JAKARTA, KOMPAS - Sosok Menteri Hukum dan Hak Asasi Manusia dalam kabinet yang akan ditunjuk Presiden dan Wakil Presiden terpilih RI Joko Widodo dan Ma’ruf Amin diharapkan dari kalangan profesional. Sosok itu pun diharapkan tidak hanya paham politik legislasi, tetapi juga memiliki loyalitas tunggal kepada Presiden.
Hal itu disebabkan posisi Menkumham akan menjadi sorotan publik dan menempati posisi krusial terkait sejumlah rancangan undang-undang (RUU) yang akan dilanjutkan pembahasannya oleh DPR bersama pemerintah setelah belum lama ini ditunda.
Sebagaimana diketahui, setelah rangkaian aksi mahasiswa dan desakan publik, sejumlah RUU ditunda pengesahannya dan akan dibahas DPR mendatang. RUU tersebut antara lain Rancangan Kitab Undang-undang Hukum Pidana (RKUHP), RUU Mineral dan Batubara, RUU Pertanahan, RUU Pemasyarakatan, dan RUU Penghapusan Kekerasan Seksual.
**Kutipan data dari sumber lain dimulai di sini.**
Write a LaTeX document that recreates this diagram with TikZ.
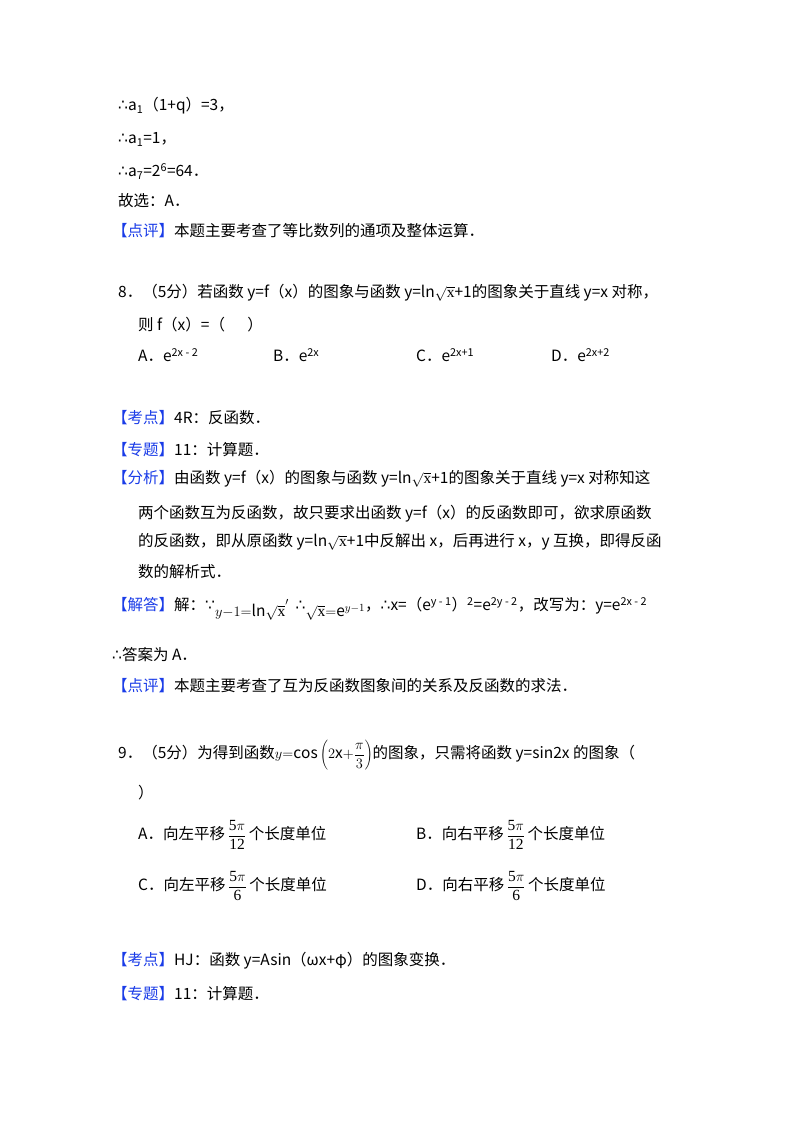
\documentclass[tikz,border=0pt]{standalone}
\usepackage{fontspec}
\setmainfont{Noto Sans CJK SC}
\newfontfamily\ser{Liberation Serif}
\newfontfamily\djv{DejaVu Sans}
\definecolor{kb}{HTML}{1A3CE8}
\newcommand{\K}[1]{\textcolor{kb}{【#1】}}
\newcommand{\sq}[1]{{\ser$\sqrt{\mbox{#1}}$}}
\newcommand{\fr}[2]{\,{\ser$\displaystyle\frac{\mbox{#1}}{\mbox{#2}}$}\,}
\begin{document}
\begin{tikzpicture}[x=1pt,y=1pt,t/.style={anchor=base west,inner sep=0pt,font=\fontsize{15.5}{18}\selectfont}]
\fill[white] (0,0) rectangle (800,1132);
\useasboundingbox (0,0) rectangle (800,1132);
\def\L#1#2#3{\node[t] (n#1) at (#2,{1132-#1}) {#3};}
\L{111}{118}{{\djv∴}a\textsubscript{1}（1+q）=3，}
\L{144}{118}{{\djv∴}a\textsubscript{1}=1，}
\L{177}{118}{{\djv∴}a\textsubscript{7}=2\textsuperscript{6}=64．}
\L{207}{118}{故选：A．}
\L{237}{112}{\K{点评}本题主要考查了等比数列的通项及整体运算．}
\L{298}{118}{8．（5分）若函数 y=f（x）的图象与函数 y=ln\sq{x}+1的图象关于直线 y=x 对称，}
\L{331}{138}{则 f（x）=（\quad\ \ ）}
\L{362}{138}{A．e\textsuperscript{2x - 2}}
\L{362}{273}{B．e\textsuperscript{2x}}
\L{362}{416}{C．e\textsuperscript{2x+1}}
\L{362}{551}{D．e\textsuperscript{2x+2}}
\L{424}{112}{\K{考点}4R：反函数．}
\L{456}{112}{\K{专题}11：计算题．}
\L{484}{112}{\K{分析}由函数 y=f（x）的图象与函数 y=ln\sq{x}+1的图象关于直线 y=x 对称知这}
\L{519}{138}{两个函数互为反函数，故只要求出函数 y=f（x）的反函数即可，欲求原函数}
\L{547}{138}{的反函数，即从原函数 y=ln\sq{x}+1中反解出 x，后再进行 x，y 互换，即得反函}
\L{578}{138}{数的解析式．}
\L{611}{112}{\K{解答}解：{\djv∵}\raisebox{-6pt}{\ser$y{-}1{=}\mathrm{ln}\sqrt{\mbox{x}}$}{\ser$'$}\ \ {\djv∴}\raisebox{-6pt}{\ser$\sqrt{\mbox{x}}{=}\mathrm{e}^{y-1}$}，{\djv∴}x=（e\textsuperscript{y - 1}）\textsuperscript{2}=e\textsuperscript{2y - 2}，改写为：y=e\textsuperscript{2x - 2}}
\L{661}{112}{{\djv∴}答案为 A．}
\L{692}{112}{\K{点评}本题主要考查了互为反函数图象间的关系及反函数的求法．}
\L{759}{118}{9．（5分）为得到函数{\ser$y{=}\mathrm{cos}\left(2\mathrm{x}{+}\displaystyle\frac{\pi}{3}\right)$}的图象，只需将函数 y=sin2x 的图象（}
\L{799}{138}{）}
\L{840}{138}{A．向左平移\fr{5$\pi$}{12}个长度单位}
\L{840}{416}{B．向右平移\fr{5$\pi$}{12}个长度单位}
\L{891}{138}{C．向左平移\fr{5$\pi$}{6}个长度单位}
\L{891}{416}{D．向右平移\fr{5$\pi$}{6}个长度单位}
\L{966}{112}{\K{考点}HJ：函数 y=Asin（ωx+φ）的图象变换．}
\L{1000}{112}{\K{专题}11：计算题．}
\end{tikzpicture}
\end{document}
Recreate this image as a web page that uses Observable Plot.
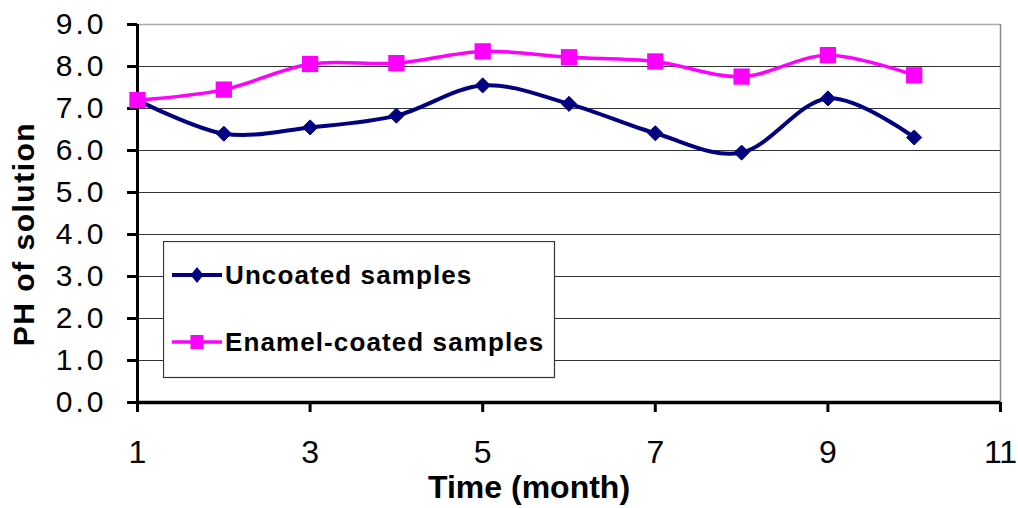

Bahkan, revisi UU Nomor 30 Tahun 2002 tentang Komisi Pemberantasan Tindak Pidana Korupsi, yang disetujui DPR dan pemerintah, hingga kini masih ditolak publik. Untuk itu, Presiden Joko Widodo mempertimbangkan menerbitkan peraturan pemerintah pengganti undang-undang (perppu).
Jalan sendiri
Pengajar hukum tata negara Sekolah Tinggi Hukum Indonesia (STH) Jentera, Bivitri Susanti, akhir pekan lalu, di Jakarta, mengatakan, munculnya protes dan keberatan publik dalam unjuk rasa mahasiswa menunjukkan suara publik yang tidak terwakilkan dalam sejumlah UU produk pemerintah dan DPR. Supaya hal serupa tak terulang, pos menteri yang menangani legislasi harus diisi profesional, bukan politisi.
”Selama ini, publik menangkap kesan apa yang menjadi sikap dan kebijakan presiden soal politik legislasi tak tergambarkan dalam undang-undang. Contohnya pada Undang-Undang KPK dan KUHP, yang cenderung menunjukkan menteri terkait seolah jalan sendiri,” kata Bivitri.
Penguasaan politik legislasi dan loyalitas tunggal sebagai pembantu presiden, tambah Bivitri, lebih mudah dipenuhi oleh mereka yang berasal dari kalangan profesional. Alasannya, kader parpol juga memiliki kepentingan dan loyalitas kepada pimpinan parpol. Kekuatan mengolah dan memahami politik legislasi juga penting karena lingkup tugas kementerian sangat luas, mulai dari penanganan sistem peradilan pidana terpadu hingga HAM.
Hal senada diungkapkan Direktur Eksekutif Institute for Criminal Justice Reform (ICJR) Anggara. Ia menuturkan, posisi Menkumham lebih tepat diisi sosok dari kelompok profesional. Namun, dia harus mau mendengarkan masukan dan terbuka. ”Menkumham harus punya visi, ke mana hukum kita akan dibawa di masa depan,” katanya.
Guru Besar Kebijakan Publik Universitas Gadjah Mada, Yogyakarta, Erwan Agus Purwanto, menambahkan, Presiden Jokowi semestinya memilih pembantu yang bisa memenuhi janji kampanye.
”Tahun depan, fokusnya pembangunan SDM. Untuk bisa mewujudkan itu, reformasi birokrasi harus dijalankan. Karena janji harus dipenuhi, pembantu yang dipilih harus profesional dan punya kompetensi,” tuturnya.
Pengajar Fakultas Hukum UGM Zainal Arifin Mochtar menyatakan, selain berintegritas, rekam jejak calon menteri harus tidak tercela dan punya kapabilitas di bidang hukum.
Sebelumnya, Menkumhan dijabat Yasonna H Laoly, yang tercatat sebagai kader PDI-P. Terkait dengan sejumlah RUU yang ditolak publik, Yasonna pernah menyatakan, undang-undang yang dibuat pemerintah bersama DPR tidak mungkin memuaskan seluruh rakyat.